### Information supplied

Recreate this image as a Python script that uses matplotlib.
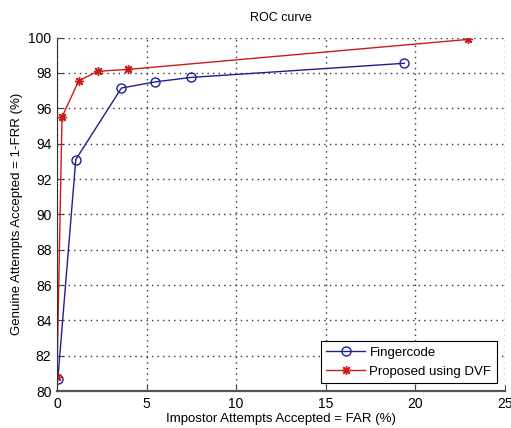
import matplotlib.pyplot as plt

plt.rcParams['font.family'] = ['Liberation Sans', 'DejaVu Sans']

far_finger = [0.05, 1.05, 3.6, 5.5, 7.5, 19.4]
gar_finger = [80.7, 93.1, 97.15, 97.5, 97.75, 98.55]

far_dvf = [0.0, 0.28, 1.22, 2.3, 3.95, 22.95]
gar_dvf = [80.8, 95.5, 97.57, 98.1, 98.2, 99.9]

xticks = [0, 5, 10, 15, 20, 25]
yticks = list(range(80, 101, 2))

fig = plt.figure(figsize=(5.11, 4.28), dpi=100)
ax = fig.add_axes([0.1115, 0.0864, 0.876, 0.8256])

ax.plot(far_finger, gar_finger, '-o', color='#1f1f8f', markerfacecolor='none',
        markeredgecolor='#1f1f8f', markersize=6.5, linewidth=1, label='Fingercode')
ax.plot(far_dvf, gar_dvf, '-', color='#cc1a1a', marker=(8, 2, 0), markersize=6.5,
        markeredgewidth=1.0, linewidth=1, label='Proposed using DVF')

ax.set_xlim(0, 25)
ax.set_ylim(80, 100)
ax.set_xticks(xticks)
ax.set_yticks(yticks)
ax.tick_params(labelsize=10, direction='in', length=4, color='#444444', pad=4)
ax.grid(True, linestyle=(0, (1, 3)), color='#333333', linewidth=1)

ax.spines['top'].set_visible(False)
ax.spines['right'].set_visible(False)
ax.spines['left'].set_color('#333333')
ax.spines['bottom'].set_color('#555555')
ax.spines['bottom'].set_linewidth(1.6)

ax.set_title('ROC curve', fontsize=9, pad=12)
ax.set_xlabel('Impostor Attempts Accepted = FAR (%)', fontsize=9.5, labelpad=2)
ax.set_ylabel('Genuine Attempts Accepted = 1-FRR (%)', fontsize=9.5, labelpad=4)

leg = ax.legend(loc='lower right', fontsize=9.5, fancybox=False, framealpha=1,
                edgecolor='black', borderaxespad=0.6, handlelength=3,
                handletextpad=0.3)
leg.get_frame().set_linewidth(0.8)

fig.savefig('out.png', dpi=100)
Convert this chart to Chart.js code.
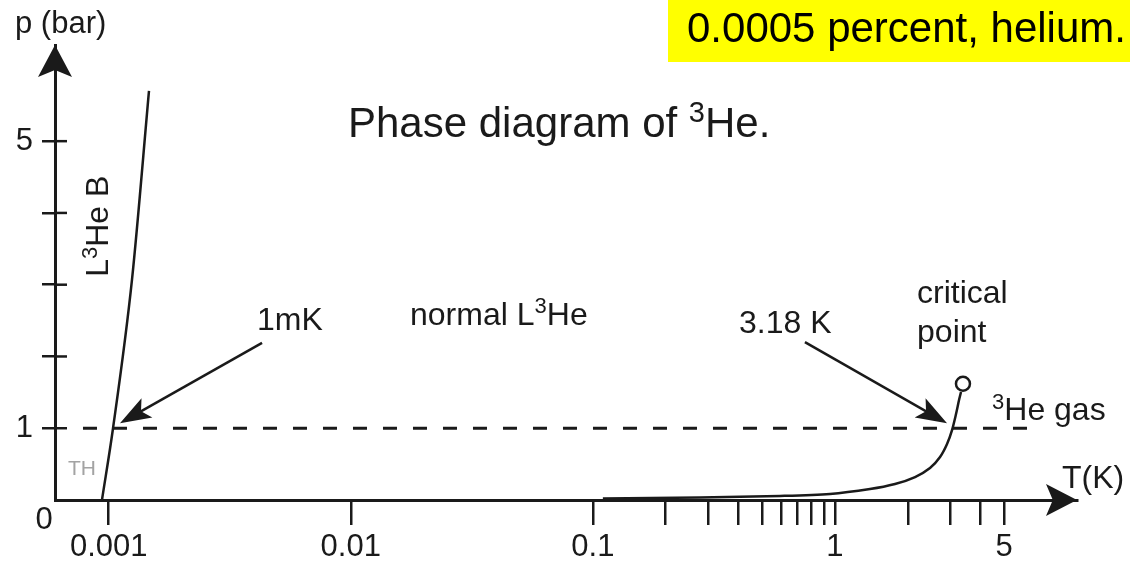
<!DOCTYPE html>
<html>
<head>
<meta charset="utf-8">
<script src="https://cdn.jsdelivr.net/npm/chart.js@4/dist/chart.umd.min.js"></script>
<style>
  html, body { margin: 0; padding: 0; background: #fff; }
  #wrap { width: 1130px; height: 563px; }
</style>
</head>
<body>
<div id="wrap"><canvas id="PhaseChart" width="1130" height="563"></canvas></div>
<script>
// 3He 相図
var meltT = [0.000938, 0.001042, 0.001248, 0.001467];
var meltP = [0, 1, 3.07, 5.70];
var vaporT = [0.11, 0.277, 0.593, 0.954, 1.396, 1.771, 2.143, 2.471, 2.718, 2.905, 3.046, 3.164, 3.256, 3.318];
var vaporP = [0.021, 0.035, 0.056, 0.084, 0.153, 0.223, 0.32, 0.446, 0.599, 0.78, 0.975, 1.198, 1.393, 1.505];
var criticalT = [3.38];
var criticalP = [1.62];
var oneBarT = [0.000783, 6.58];
var oneBarP = [1, 1];
var xTicks = [0.001, 0.01, 0.1, 0.2, 0.3, 0.4, 0.5, 0.6, 0.7, 0.8, 0.9, 1, 2, 3, 4, 5];
var xLabels = [0.001, 0.01, 0.1, 1, 5];
var yTicks = [1, 2, 3, 4, 5];
var yLabels = [1, 5];

var FONT = '"Liberation Sans", Arial, sans-serif';
var INK = '#1a1a1a';

function pts(xs, ys) {
  return xs.map(function (x, i) { return {x: x, y: ys[i]}; });
}

function richText(c, parts, x, y, size) {
  var cx = x;
  parts.forEach(function (p) {
    var sup = p[1];
    c.font = (sup ? Math.round(size * 0.68) : size) + 'px ' + FONT;
    c.fillText(p[0], cx, sup ? y - size * 0.36 : y);
    cx += c.measureText(p[0]).width;
  });
}

function arrowHead(c, x, y, ang, len, half) {
  c.save();
  c.translate(x, y);
  c.rotate(ang);
  c.beginPath();
  c.moveTo(0, 0);
  c.lineTo(-len, -half);
  c.lineTo(-len * 0.78, 0);
  c.lineTo(-len, half);
  c.closePath();
  c.fill();
  c.restore();
}

function arrow(c, x1, y1, x2, y2) {
  var a = Math.atan2(y2 - y1, x2 - x1);
  c.beginPath();
  c.moveTo(x1, y1);
  c.lineTo(x2 - Math.cos(a) * 20, y2 - Math.sin(a) * 20);
  c.stroke();
  arrowHead(c, x2, y2, a, 31, 11);
}

var decor = {
  id: 'decor',
  afterDraw: function (chart) {
    var c = chart.ctx, xs = chart.scales.x, ys = chart.scales.y, a = chart.chartArea;
    var X = function (v) { return xs.getPixelForValue(v); };
    var Y = function (v) { return ys.getPixelForValue(v); };
    c.save();
    c.fillStyle = INK;
    c.strokeStyle = INK;
    c.lineWidth = 2.5;

    // y目盛りの内側半分
    yTicks.forEach(function (v) {
      c.beginPath();
      c.moveTo(a.left, Y(v));
      c.lineTo(a.left + 12, Y(v));
      c.stroke();
    });

    // 軸の矢印
    arrowHead(c, a.right, a.bottom, 0, 31, 16);
    arrowHead(c, a.left, a.top, -Math.PI / 2, 32, 17);

    // 注記の矢印
    c.lineWidth = 2.5;
    arrow(c, X(0.0043), Y(2.19), X(0.001113), Y(1.07));
    arrow(c, X(0.752), Y(2.20), X(2.905), Y(1.07));

    // テキスト
    c.textAlign = 'left';
    c.textBaseline = 'alphabetic';
    richText(c, [['1mK']], X(0.0041), Y(2.37), 32);
    richText(c, [['normal L'], ['3', true], ['He']], X(0.01757), Y(2.44), 32);
    richText(c, [['3.18 K']], X(0.4017), Y(2.33), 32);
    richText(c, [['critical']], X(2.184), Y(2.74), 32);
    richText(c, [['point']], X(2.184), Y(2.20), 32);
    richText(c, [['3', true], ['He gas']], X(4.457), Y(1.11), 32);
    richText(c, [['T(K)']], X(8.67), Y(0.17), 32);

    c.fillStyle = '#a3a3a3';
    richText(c, [['TH']], X(0.000679), Y(0.35), 21);
    c.fillStyle = INK;

    c.save();
    c.translate(X(0.000994), Y(3.11));
    c.rotate(-Math.PI / 2);
    richText(c, [['L'], ['3', true], ['He B']], 0, 0, 32);
    c.restore();

    // 原点の 0
    c.textAlign = 'center';
    c.textBaseline = 'middle';
    c.font = '31px ' + FONT;
    c.fillText('0', a.left - 11, a.bottom + 20);

    // 軸タイトル・図題・黄色のメモ
    c.textAlign = 'left';
    c.textBaseline = 'alphabetic';
    richText(c, [['p (bar)']], 15, 33, 31);
    richText(c, [['Phase diagram of '], ['3', true], ['He.']], 348, 137, 42);

    c.fillStyle = '#ffff00';
    c.fillRect(668, 0, 462, 62);
    c.fillStyle = '#000';
    richText(c, [['0.0005 percent, helium.']], 687, 42, 42);
    c.restore();
  }
};

var ctx = document.getElementById('PhaseChart').getContext('2d');
var myChart = new Chart(ctx, {
  type: 'scatter',
  data: {
    datasets: [
      {
        label: 'critical point',
        data: pts(criticalT, criticalP),
        pointRadius: 7,
        pointBackgroundColor: '#fff',
        pointBorderColor: INK,
        pointBorderWidth: 2.5,
        showLine: false
      },
      {
        label: 'melting',
        data: pts(meltT, meltP),
        showLine: true,
        borderColor: INK,
        borderWidth: 2.5,
        pointRadius: 0,
        cubicInterpolationMode: 'monotone'
      },
      {
        label: 'vapour',
        data: pts(vaporT, vaporP),
        showLine: true,
        borderColor: INK,
        borderWidth: 2.5,
        pointRadius: 0,
        tension: 0.3
      },
      {
        label: '1 bar',
        data: pts(oneBarT, oneBarP),
        showLine: true,
        borderColor: INK,
        borderWidth: 3,
        borderDash: [14, 16],
        pointRadius: 0
      }
    ]
  },
  options: {
    responsive: false,
    animation: false,
    layout: {padding: {top: 45, right: 53, left: 0, bottom: 0}},
    plugins: {legend: {display: false}, tooltip: {enabled: false}},
    datasets: {scatter: {clip: false}},
    scales: {
      x: {
        type: 'logarithmic',
        min: 0.0006,
        max: 10,
        afterBuildTicks: function (s) { s.ticks = xTicks.map(function (v) { return {value: v}; }); },
        afterFit: function (s) { s.height = 63; },
        ticks: {
          autoSkip: false,
          maxRotation: 0,
          minRotation: 0,
          padding: 4,
          color: INK,
          font: {family: FONT, size: 31},
          callback: function (v) { return xLabels.indexOf(v) >= 0 ? String(v) : ''; }
        },
        grid: {drawOnChartArea: false, drawTicks: true, tickLength: 25, lineWidth: 2.5, color: INK},
        border: {display: true, width: 3, color: INK}
      },
      y: {
        type: 'linear',
        min: 0,
        max: 6.34,
        afterBuildTicks: function (s) { s.ticks = yTicks.map(function (v) { return {value: v}; }); },
        afterFit: function (s) { s.width = 55; },
        ticks: {
          autoSkip: false,
          padding: 9,
          color: INK,
          font: {family: FONT, size: 31},
          callback: function (v) { return yLabels.indexOf(v) >= 0 ? String(v) : ''; }
        },
        grid: {drawOnChartArea: false, drawTicks: true, tickLength: 13, lineWidth: 2.5, color: INK},
        border: {display: true, width: 3, color: INK}
      }
    }
  },
  plugins: [decor]
});
</script>
</body>
</html>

### Work to complete
Count every line above that holds the string "matplotlib" and give the total, nothing more.

### Exercise output
2